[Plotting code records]
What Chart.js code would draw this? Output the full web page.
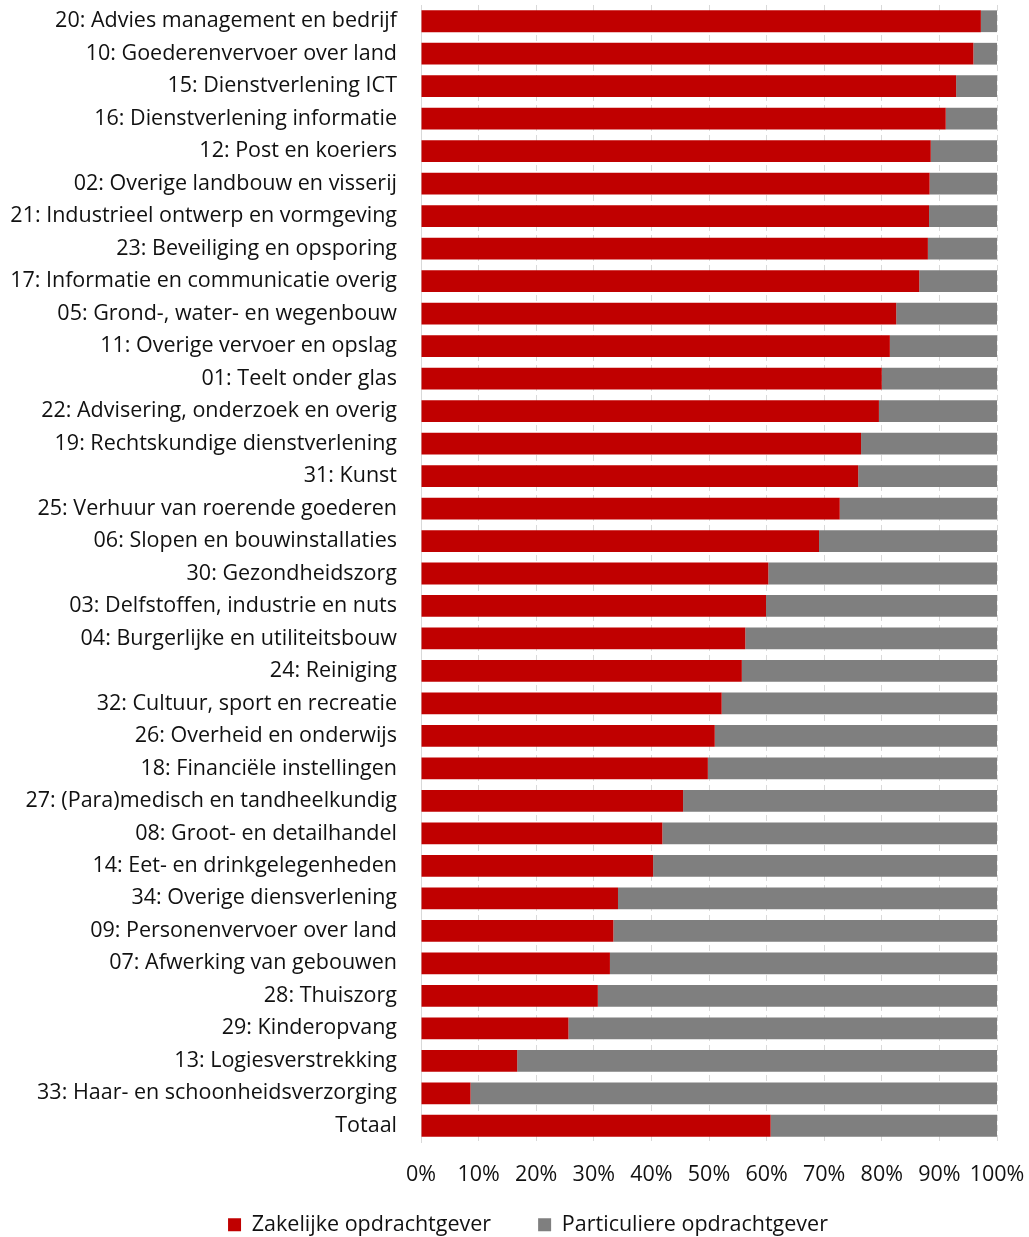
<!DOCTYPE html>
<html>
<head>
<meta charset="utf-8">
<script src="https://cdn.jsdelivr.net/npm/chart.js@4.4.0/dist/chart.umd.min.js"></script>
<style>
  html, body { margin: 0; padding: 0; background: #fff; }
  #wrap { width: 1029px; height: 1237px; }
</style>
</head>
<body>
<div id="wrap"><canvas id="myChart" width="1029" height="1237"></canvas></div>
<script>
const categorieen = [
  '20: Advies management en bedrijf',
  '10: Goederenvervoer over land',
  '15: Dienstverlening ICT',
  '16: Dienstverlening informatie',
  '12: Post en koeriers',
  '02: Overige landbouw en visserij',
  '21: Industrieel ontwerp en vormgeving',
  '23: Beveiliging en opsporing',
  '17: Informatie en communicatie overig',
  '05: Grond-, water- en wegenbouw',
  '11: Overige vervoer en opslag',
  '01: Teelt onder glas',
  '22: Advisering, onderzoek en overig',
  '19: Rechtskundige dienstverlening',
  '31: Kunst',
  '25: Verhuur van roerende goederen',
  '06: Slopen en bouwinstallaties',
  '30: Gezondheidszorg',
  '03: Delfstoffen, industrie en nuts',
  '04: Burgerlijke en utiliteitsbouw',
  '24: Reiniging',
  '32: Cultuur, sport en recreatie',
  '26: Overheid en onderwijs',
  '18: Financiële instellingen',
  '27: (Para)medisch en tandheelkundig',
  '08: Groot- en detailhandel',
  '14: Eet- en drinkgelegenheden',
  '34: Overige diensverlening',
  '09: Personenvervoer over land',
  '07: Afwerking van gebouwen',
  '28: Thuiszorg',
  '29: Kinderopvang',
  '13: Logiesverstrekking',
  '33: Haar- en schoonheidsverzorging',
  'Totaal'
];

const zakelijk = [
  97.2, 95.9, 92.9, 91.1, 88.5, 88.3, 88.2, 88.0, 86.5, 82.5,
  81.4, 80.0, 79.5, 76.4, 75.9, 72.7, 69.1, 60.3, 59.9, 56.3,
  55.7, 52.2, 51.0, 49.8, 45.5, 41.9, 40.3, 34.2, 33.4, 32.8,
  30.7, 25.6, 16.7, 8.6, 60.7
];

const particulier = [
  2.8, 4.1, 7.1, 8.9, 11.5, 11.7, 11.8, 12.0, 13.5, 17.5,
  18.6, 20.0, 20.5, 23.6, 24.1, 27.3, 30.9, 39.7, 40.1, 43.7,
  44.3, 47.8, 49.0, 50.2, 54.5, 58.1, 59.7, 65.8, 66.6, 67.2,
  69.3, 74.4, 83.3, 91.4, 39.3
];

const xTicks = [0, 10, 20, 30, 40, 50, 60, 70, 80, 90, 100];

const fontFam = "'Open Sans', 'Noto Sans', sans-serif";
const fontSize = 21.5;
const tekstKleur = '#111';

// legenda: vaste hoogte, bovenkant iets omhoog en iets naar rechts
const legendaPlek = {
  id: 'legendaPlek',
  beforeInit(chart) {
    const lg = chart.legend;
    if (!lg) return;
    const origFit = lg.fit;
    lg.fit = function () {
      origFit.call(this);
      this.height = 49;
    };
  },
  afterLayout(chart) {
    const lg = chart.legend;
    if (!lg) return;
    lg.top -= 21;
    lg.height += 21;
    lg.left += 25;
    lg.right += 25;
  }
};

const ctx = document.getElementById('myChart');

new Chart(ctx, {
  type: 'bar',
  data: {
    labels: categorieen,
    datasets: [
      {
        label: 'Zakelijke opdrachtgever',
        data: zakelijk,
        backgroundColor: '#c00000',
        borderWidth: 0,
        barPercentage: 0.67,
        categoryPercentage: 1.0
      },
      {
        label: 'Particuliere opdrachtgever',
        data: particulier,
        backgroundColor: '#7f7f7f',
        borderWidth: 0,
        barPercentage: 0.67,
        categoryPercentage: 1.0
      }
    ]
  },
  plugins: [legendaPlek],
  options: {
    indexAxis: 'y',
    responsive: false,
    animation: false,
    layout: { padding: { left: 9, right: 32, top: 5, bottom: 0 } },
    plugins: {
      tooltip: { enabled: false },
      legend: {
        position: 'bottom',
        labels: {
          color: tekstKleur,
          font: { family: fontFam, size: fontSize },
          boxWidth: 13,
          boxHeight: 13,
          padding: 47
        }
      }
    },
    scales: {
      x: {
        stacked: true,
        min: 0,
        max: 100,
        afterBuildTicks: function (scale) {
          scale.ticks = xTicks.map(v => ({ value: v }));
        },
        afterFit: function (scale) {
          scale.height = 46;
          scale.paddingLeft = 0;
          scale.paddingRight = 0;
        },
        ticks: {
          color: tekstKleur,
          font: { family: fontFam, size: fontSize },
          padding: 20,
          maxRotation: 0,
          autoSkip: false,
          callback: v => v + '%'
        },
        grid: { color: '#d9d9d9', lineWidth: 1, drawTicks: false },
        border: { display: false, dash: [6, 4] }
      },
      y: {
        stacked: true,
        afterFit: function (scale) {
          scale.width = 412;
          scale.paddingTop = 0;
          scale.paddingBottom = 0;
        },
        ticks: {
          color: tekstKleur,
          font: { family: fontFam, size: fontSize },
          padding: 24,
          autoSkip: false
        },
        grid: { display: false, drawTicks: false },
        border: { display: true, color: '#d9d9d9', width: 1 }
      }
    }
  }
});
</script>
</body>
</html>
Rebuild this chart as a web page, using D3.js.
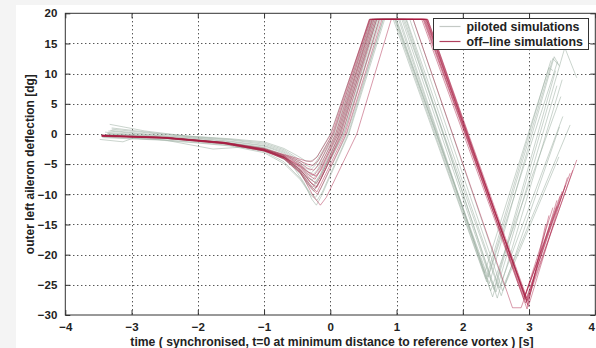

**Set problem:**
Where a line in the entries holds "page", copy that line.

**Full answer:**
What Chart.js code would draw this? Output the full web page.
Rebuild this chart as a web page, using D3.js.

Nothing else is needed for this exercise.